A direct result of the fractured governance of observational networks is that instruments that could derive synergistic analysis benefits are very frequently not geographically co-located. That is to say that an instrument may belong to network or operator X and be located 100km distance from a suite of potentially complimentary instruments belonging to network or operator Y. Because the measurements are geographically dispersed, this serves to reduce their value for numerous applications, including, but not limited to, satellite characterisation. This arises either because they measure complementary ECVs that enable fuller understanding, or measure distinct aspects of the same ECV such that, when combined, a fuller understanding of the measurand accrues. This is especially important for certain satellite instruments such as hyperspectral sounders, which, across the sensed channels, are sensitive to a broad range of ECVs such that to adequately characterise them requires quasi-coincident measures of a broad number of ECVs with an overpass.
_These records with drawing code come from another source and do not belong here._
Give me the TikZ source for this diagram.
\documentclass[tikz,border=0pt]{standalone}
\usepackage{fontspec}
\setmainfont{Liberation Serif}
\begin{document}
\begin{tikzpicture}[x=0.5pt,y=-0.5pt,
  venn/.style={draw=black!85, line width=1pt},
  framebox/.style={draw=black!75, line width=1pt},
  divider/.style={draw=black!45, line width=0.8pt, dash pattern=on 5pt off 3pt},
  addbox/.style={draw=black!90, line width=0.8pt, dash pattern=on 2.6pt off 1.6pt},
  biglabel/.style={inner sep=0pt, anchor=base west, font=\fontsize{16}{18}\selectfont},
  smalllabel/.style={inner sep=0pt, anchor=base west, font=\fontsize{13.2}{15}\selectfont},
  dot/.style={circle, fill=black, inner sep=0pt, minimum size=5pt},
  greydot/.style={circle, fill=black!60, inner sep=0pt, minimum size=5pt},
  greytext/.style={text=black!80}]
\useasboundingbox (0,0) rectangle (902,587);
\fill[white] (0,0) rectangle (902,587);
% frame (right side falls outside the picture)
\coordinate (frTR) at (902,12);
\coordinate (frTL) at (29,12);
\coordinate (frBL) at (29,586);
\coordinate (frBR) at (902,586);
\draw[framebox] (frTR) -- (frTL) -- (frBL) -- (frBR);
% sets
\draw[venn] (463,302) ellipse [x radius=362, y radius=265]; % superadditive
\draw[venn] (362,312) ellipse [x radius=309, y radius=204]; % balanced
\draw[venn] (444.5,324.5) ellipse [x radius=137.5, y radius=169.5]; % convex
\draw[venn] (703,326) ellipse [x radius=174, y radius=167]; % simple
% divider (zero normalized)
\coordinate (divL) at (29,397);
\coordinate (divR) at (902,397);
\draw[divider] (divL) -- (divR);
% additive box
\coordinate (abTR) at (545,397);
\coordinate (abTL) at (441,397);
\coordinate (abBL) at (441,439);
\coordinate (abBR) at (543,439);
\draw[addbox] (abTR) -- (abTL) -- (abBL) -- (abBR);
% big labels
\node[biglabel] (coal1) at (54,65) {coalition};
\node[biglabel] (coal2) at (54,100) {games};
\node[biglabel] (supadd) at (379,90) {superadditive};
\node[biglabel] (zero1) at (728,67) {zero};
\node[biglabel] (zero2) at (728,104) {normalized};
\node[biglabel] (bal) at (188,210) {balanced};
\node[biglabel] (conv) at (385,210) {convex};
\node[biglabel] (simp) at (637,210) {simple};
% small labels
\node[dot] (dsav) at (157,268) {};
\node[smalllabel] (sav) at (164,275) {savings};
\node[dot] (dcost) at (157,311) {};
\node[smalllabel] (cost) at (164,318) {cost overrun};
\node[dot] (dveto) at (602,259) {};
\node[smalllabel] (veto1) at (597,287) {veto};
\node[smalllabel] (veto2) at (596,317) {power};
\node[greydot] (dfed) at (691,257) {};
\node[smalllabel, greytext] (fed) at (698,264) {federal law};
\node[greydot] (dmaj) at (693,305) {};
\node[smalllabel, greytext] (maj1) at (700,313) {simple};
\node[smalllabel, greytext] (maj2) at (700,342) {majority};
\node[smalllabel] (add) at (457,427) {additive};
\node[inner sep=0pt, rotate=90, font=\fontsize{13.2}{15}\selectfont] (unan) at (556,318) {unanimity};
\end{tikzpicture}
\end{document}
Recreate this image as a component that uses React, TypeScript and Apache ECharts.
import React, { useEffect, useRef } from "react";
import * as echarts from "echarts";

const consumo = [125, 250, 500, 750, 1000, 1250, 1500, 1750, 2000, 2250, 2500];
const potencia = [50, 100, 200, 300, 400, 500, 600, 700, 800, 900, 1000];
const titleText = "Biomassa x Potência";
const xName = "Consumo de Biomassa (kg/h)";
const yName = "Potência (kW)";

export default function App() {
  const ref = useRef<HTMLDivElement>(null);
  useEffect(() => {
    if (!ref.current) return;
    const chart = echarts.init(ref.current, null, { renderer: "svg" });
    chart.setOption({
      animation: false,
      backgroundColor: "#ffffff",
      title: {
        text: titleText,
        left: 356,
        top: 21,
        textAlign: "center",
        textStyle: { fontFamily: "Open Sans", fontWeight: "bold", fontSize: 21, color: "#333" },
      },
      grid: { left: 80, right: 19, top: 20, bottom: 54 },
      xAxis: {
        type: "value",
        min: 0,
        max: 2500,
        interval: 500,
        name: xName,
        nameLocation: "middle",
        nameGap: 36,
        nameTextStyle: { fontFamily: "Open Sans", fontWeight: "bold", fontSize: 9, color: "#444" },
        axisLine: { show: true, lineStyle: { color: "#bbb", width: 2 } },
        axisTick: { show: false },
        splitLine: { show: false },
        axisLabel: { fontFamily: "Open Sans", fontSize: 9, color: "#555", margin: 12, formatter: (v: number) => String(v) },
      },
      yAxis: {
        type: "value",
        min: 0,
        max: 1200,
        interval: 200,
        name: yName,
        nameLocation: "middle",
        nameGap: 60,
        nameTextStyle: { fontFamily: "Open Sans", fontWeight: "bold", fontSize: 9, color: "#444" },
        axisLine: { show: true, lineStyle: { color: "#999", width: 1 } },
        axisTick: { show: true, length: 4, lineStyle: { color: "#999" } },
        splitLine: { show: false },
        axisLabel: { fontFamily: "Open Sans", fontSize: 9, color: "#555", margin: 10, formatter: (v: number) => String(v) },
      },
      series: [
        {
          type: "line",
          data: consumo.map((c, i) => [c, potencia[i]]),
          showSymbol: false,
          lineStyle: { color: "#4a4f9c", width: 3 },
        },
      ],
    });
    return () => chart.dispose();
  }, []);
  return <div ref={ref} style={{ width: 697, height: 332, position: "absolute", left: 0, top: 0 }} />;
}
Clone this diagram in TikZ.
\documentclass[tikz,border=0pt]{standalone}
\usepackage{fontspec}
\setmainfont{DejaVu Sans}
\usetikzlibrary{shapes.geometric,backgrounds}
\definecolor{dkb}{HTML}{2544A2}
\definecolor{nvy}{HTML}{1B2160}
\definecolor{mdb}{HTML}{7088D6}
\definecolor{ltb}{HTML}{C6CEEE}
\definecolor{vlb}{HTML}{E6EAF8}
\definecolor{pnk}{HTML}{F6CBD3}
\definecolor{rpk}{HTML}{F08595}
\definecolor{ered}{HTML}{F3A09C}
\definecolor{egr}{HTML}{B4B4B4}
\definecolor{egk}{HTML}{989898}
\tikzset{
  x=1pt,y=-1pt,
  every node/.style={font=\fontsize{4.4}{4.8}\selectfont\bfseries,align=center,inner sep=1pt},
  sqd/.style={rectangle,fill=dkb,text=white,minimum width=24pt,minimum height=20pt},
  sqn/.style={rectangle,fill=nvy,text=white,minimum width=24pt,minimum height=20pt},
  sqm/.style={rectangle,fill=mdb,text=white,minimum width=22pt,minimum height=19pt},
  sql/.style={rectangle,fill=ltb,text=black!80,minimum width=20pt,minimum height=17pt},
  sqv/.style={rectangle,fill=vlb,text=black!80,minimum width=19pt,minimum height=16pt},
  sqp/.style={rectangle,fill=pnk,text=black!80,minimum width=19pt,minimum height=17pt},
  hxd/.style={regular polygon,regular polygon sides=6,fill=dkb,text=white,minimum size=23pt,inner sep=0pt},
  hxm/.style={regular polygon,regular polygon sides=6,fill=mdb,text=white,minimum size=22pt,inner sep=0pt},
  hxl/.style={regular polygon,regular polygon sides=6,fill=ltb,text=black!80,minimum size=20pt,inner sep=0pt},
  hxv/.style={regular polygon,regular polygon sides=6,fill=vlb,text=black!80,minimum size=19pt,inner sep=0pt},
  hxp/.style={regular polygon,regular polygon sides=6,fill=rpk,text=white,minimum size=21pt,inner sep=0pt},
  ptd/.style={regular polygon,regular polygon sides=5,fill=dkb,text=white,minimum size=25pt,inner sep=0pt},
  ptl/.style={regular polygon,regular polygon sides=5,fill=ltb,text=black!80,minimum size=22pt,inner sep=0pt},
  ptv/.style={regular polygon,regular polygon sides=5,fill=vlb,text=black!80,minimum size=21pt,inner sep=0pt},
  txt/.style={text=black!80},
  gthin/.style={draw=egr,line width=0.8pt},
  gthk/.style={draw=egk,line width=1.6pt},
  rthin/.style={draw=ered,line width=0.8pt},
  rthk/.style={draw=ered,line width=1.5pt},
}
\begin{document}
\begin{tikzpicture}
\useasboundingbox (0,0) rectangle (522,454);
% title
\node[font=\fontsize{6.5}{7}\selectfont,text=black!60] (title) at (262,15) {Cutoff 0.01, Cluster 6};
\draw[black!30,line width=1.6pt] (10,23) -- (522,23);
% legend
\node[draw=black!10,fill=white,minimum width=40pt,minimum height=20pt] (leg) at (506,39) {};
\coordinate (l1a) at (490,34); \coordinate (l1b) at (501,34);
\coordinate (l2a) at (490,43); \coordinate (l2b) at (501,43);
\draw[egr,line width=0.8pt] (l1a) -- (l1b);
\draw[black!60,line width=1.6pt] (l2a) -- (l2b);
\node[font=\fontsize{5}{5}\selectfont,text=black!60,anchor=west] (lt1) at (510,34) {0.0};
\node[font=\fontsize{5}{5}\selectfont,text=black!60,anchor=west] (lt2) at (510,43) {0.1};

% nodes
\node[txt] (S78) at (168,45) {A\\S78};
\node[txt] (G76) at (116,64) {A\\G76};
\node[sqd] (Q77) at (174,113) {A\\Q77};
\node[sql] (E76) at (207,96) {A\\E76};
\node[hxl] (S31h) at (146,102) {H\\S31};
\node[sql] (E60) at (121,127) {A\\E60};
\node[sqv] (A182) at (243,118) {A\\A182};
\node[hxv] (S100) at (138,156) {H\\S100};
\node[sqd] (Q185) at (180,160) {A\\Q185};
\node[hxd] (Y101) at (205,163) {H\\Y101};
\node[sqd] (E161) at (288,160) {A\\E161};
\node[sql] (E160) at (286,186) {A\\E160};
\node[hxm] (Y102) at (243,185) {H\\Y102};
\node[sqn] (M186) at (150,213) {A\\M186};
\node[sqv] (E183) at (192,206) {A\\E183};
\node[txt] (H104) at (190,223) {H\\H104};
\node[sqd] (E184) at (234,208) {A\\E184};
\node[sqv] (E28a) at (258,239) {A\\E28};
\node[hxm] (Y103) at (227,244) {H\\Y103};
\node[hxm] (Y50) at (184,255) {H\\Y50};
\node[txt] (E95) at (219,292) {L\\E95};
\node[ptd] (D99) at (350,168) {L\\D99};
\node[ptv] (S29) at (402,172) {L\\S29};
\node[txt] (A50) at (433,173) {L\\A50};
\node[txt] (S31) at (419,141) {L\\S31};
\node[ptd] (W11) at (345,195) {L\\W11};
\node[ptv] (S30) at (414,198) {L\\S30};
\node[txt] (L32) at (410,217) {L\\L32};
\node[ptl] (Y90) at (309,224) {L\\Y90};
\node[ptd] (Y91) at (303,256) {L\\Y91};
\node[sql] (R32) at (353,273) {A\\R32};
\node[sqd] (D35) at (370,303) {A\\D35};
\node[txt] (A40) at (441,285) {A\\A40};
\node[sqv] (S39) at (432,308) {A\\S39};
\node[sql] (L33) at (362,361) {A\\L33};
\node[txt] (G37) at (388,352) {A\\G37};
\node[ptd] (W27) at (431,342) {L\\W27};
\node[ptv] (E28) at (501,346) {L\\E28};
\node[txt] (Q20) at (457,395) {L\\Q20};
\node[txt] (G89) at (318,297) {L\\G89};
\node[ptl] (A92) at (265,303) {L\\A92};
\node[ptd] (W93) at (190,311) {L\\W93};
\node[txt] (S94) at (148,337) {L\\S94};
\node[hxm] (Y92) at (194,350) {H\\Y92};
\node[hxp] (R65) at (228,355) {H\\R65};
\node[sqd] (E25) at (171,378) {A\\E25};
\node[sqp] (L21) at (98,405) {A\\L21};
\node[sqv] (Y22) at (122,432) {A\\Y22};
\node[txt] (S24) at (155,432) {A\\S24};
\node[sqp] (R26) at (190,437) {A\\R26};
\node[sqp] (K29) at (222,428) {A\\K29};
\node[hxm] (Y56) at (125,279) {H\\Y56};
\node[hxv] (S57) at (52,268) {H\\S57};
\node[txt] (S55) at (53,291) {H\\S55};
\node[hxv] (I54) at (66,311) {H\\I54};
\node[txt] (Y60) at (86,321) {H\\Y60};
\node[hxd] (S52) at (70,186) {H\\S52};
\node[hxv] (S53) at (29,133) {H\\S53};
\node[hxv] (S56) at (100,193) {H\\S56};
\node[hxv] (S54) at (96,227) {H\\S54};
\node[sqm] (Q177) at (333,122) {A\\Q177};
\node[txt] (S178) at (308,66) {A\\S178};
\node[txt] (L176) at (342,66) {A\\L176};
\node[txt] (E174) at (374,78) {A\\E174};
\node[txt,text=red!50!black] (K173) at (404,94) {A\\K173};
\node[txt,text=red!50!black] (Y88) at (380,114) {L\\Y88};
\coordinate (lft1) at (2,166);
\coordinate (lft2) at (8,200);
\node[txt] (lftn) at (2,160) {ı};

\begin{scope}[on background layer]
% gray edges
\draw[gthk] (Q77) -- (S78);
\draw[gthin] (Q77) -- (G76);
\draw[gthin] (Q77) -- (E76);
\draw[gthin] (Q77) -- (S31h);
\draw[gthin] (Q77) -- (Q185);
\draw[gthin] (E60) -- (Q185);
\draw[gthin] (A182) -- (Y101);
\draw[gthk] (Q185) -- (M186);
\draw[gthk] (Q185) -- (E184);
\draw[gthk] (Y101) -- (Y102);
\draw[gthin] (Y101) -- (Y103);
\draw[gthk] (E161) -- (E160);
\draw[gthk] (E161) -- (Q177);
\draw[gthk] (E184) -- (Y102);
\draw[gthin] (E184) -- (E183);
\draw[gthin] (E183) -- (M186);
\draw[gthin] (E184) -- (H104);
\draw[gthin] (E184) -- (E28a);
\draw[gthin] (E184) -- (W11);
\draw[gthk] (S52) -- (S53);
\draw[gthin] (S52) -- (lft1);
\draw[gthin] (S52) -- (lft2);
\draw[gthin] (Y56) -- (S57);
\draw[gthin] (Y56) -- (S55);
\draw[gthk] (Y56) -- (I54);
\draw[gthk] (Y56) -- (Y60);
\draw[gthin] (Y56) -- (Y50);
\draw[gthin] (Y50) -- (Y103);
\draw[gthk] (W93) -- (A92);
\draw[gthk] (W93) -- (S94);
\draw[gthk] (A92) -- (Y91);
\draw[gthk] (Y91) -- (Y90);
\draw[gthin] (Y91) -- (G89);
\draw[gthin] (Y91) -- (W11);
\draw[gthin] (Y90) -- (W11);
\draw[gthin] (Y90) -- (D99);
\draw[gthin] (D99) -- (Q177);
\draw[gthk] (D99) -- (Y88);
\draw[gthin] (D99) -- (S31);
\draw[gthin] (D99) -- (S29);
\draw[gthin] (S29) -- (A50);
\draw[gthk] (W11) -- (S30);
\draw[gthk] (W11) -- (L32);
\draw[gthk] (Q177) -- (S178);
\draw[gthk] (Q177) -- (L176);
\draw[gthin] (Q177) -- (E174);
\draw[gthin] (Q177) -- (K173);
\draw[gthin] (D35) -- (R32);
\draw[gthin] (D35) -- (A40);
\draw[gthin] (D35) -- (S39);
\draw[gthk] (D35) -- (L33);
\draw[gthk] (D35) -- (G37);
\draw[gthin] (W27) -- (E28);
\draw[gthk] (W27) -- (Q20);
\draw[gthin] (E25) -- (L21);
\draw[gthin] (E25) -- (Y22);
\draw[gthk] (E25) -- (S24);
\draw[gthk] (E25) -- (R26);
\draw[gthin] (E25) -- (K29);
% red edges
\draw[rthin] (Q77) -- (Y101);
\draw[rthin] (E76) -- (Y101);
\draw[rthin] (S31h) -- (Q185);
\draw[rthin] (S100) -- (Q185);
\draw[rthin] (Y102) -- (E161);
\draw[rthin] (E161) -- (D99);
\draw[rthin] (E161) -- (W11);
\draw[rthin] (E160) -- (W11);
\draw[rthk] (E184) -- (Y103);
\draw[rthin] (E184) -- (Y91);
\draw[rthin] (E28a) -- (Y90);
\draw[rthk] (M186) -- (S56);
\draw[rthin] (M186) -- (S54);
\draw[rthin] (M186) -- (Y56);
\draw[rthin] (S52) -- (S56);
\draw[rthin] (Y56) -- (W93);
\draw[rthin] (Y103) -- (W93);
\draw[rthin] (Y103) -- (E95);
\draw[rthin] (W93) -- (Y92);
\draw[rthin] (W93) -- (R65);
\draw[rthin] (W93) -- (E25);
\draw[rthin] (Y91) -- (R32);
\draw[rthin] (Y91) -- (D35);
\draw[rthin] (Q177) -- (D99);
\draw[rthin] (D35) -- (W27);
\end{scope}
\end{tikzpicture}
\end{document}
In a worst-case scenario of a catastrophic space weather event, there remains a risk that multiple satellites are simultaneously unavailable. To bridge such an event from a climate perspective requires the persistence of a set of in-situ sounding capabilities that can measure what is sensed by the satellite instrumentation across the gap. For the more complex instruments, there is value to this being achieved by a set of super-sites that measure multiple ECVs simultaneously and to high quality.

However, in some cases, there may be good reasons to not co-locate measurements: (1) if long time series already exist, it would be counterproductive to climate monitoring to disrupt the time series by re-locating the instrument to another site; (2) the atmospheric variability may be different from one target species to another, justifying their observation at different sites, and (3) the benefits of a site for satellite validation are not necessarily the same as for other research purposes. For example, a mountain site may be very appropriate for stratospheric observations, but is much less appropriate for satellite validation.

Therefore, a careful scientific analysis should be carried out before implementing a new observation site, and before deciding to re-locate an instrument, taking into account the existing data, the existing sites in the neighbourhood, and the main scientific objectives of the (new) observations. Funding authorities and network coordinators should take these scientific analyses into account before taking decisions about the implementation of new observations or moving existing capabilities.